In 32-bit arithmetic the sum is exact, so the comparison against 65536 is meaningful. Note the boundary convention: start + len == 65536 means the last byte is exactly 0xFFFF — legal, no wrap; that is why the guard is <= 65536, not < 65536. Interviewers probe that off-by-one deliberately. The wrap variation is used to TEST the DUT’s wraparound handling — flipping one inequality turns a legality constraint into targeted stimulus, which is the entire philosophy of constrained random in one line.

Common wrong answers

• start + len <= 16'hFFFF in 16-bit arithmetic — the sum wraps first; large pairs pass the check.

• Using <= 65535 — off-by-one that forbids the legal transfer ending exactly at 0xFFFF.

• start <= 16'hFFFF - len — actually a correct rearrangement (no overflow since len <= 0xFFFF), worth offering as the no-cast alternative, but only if you can defend why the subtraction cannot underflow (len >= 1 keeps it in range).

Problem 4 — Legal FSM transition pairs

Problem

“An FSM has states IDLE, SETUP, ACCESS. Legal transitions: IDLE→SETUP, SETUP→ACCESS, ACCESS→IDLE, ACCESS→SETUP. Randomize a (cur, next) pair that is always a legal transition. Encode the table.”

Think it through

Two encodings: per-state implications (readable, mirrors the spec table row by row) or packing the pair into one vector and using inside on the concatenations (compact, scales to big tables generated from a spec). Both are worth showing.

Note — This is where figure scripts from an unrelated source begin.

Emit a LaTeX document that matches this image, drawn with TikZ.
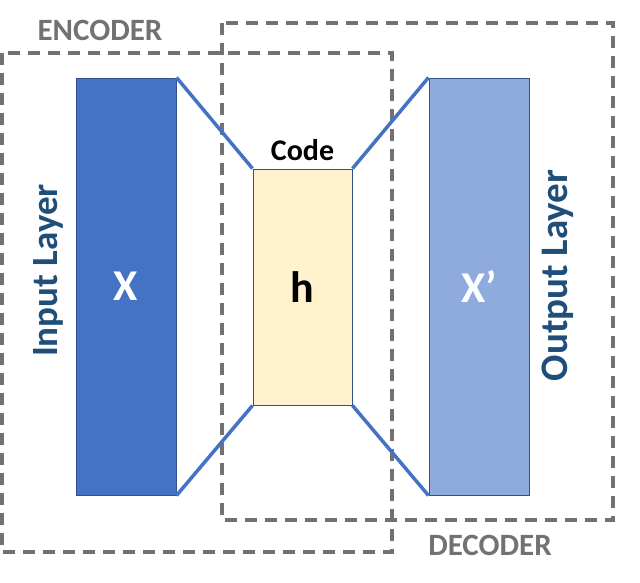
\documentclass[tikz,border=0pt]{standalone}
\usepackage{fontspec}
\setmainfont{Carlito}
\usetikzlibrary{positioning}

\definecolor{boxgray}{HTML}{767171}
\definecolor{inblue}{HTML}{4472C4}
\definecolor{outblue}{HTML}{8FAADC}
\definecolor{edgeblue}{HTML}{2F528F}
\definecolor{codefill}{HTML}{FFF2CC}
\definecolor{labelblue}{HTML}{1F4E79}

\tikzset{
  layer/.style={draw=edgeblue, line width=1pt, minimum width=100pt, inner sep=0pt},
  dashbox/.style={draw=boxgray, line width=3.5pt, dash pattern=on 12pt off 8pt},
  link/.style={draw=inblue, line width=3.5pt},
  side/.style={font=\bfseries\fontsize{37}{40}\selectfont, text=labelblue, rotate=90},
  part/.style={font=\bfseries\fontsize{31}{34}\selectfont, text=boxgray}
}

\begin{document}
\begin{tikzpicture}[x=1pt, y=-1pt]
  \useasboundingbox (0,0) rectangle (640,582);

  % encoder and decoder frames
  \draw[dashbox] (2,53) rectangle (392,552);
  \draw[dashbox] (222,23) rectangle (613,520);

  \node[layer, fill=inblue, minimum height=417pt] (inp) at (126,286.5) {};
  \node[layer, fill=codefill, minimum width=99pt, minimum height=236pt] (code) at (302.5,287) {};
  \node[layer, fill=outblue, minimum height=417pt] (outp) at (479,286.5) {};

  \draw[link] (inp.north east) -- (code.north west);
  \draw[link] (inp.south east) -- (code.south west);
  \draw[link] (code.north east) -- (outp.north west);
  \draw[link] (code.south east) -- (outp.south west);

  \node[font=\bfseries\fontsize{44}{48}\selectfont, text=white] (x) at (inp.center) {X};
  \node[font=\bfseries\fontsize{44}{48}\selectfont] (h) at (code.center) {h};
  \node[font=\bfseries\fontsize{44}{48}\selectfont, text=white] (xp) at (outp.center) {X’};
  \node[font=\bfseries\fontsize{30}{34}\selectfont, above=4pt of code] (codelbl) {Code};

  \node[side] (inlbl) at (48,270.5) {Input Layer};
  \node[side, font=\bfseries\fontsize{39}{42}\selectfont] (outlbl) at (558,275.5) {Output Layer};

  \node[part] (enc) at (100,30) {ENCODER};
  \node[part] (dec) at (490,545) {DECODER};
\end{tikzpicture}
\end{document}
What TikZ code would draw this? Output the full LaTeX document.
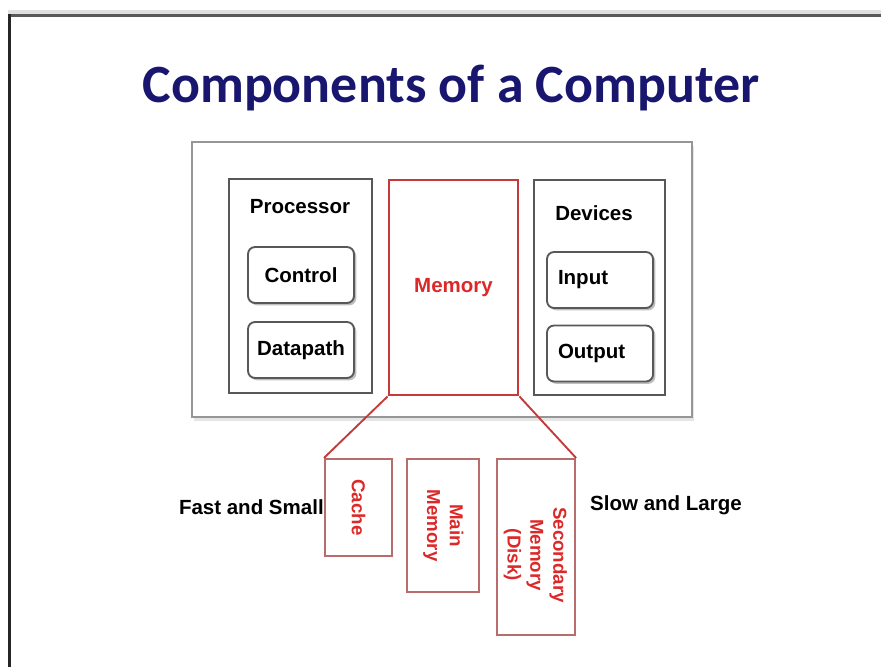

typedef enum bit [1:0] {IDLE, SETUP, ACCESS} state_e;

class fsm_pair;
  rand state_e cur, next;

  // Encoding 1: one implication per spec-table row group
  constraint c_table {
    (cur == IDLE)   -> next == SETUP;
    (cur == SETUP)  -> next == ACCESS;
    (cur == ACCESS) -> next inside {IDLE, SETUP};
  }

  // Encoding 2: pack (cur,next) into 4 bits, match against legal codes
  // constraint c_packed {
  //   {cur, next} inside { {IDLE,   SETUP },
  //                        {SETUP,  ACCESS},
  //                        {ACCESS, IDLE  },
  //                        {ACCESS, SETUP } };
  // }
endclass

Why this works

Encoding 1 reads exactly like the transition table and is self-documenting; because every state appears as an antecedent, the table is total and no (cur, next) pair escapes unconstrained. Encoding 2 concatenates the 2-bit enums into a 4-bit code and whitelists the four legal codes — the form you would script-generate for a 30-state FSM. Distribution note: pairs are uniform over the four legal transitions, so cur == ACCESS appears twice as often as the others; add solve cur before next if you need uniform cur instead.

Common wrong answers

• Constraining only next without reference to cur — generates next-states legal for SOME state, not for THIS one.

• Leaving a state out of the implication table — pairs from that state become fully unconstrained, silently.

• if/else-if chain missing the final else — same hole as a missing implication; totality is the requirement either way.

Key takeaways

• Conditional constraints must cover BOTH arms — a lone implication frees the other side entirely.

• Widen arithmetic BEFORE multiply/add when products or sums can exceed the operand width.

• Implication skews distribution toward the bigger arm; solve...before reshapes probability, never legality.

• FSM tables: implications for readability, packed-pair inside for generated scale.

Common pitfalls

• Single-direction implication leaving the else-case unconstrained — the most common dependent-field bug.

• Casting the result instead of the operands — the wrap already happened inside the expression.

• Off-by-one at the address-space boundary: end exactly at 0xFFFF is legal, <= 65536 not < 65536.

• Missing FSM states in the constraint table — unconstrained pairs pass compile and corrupt stimulus.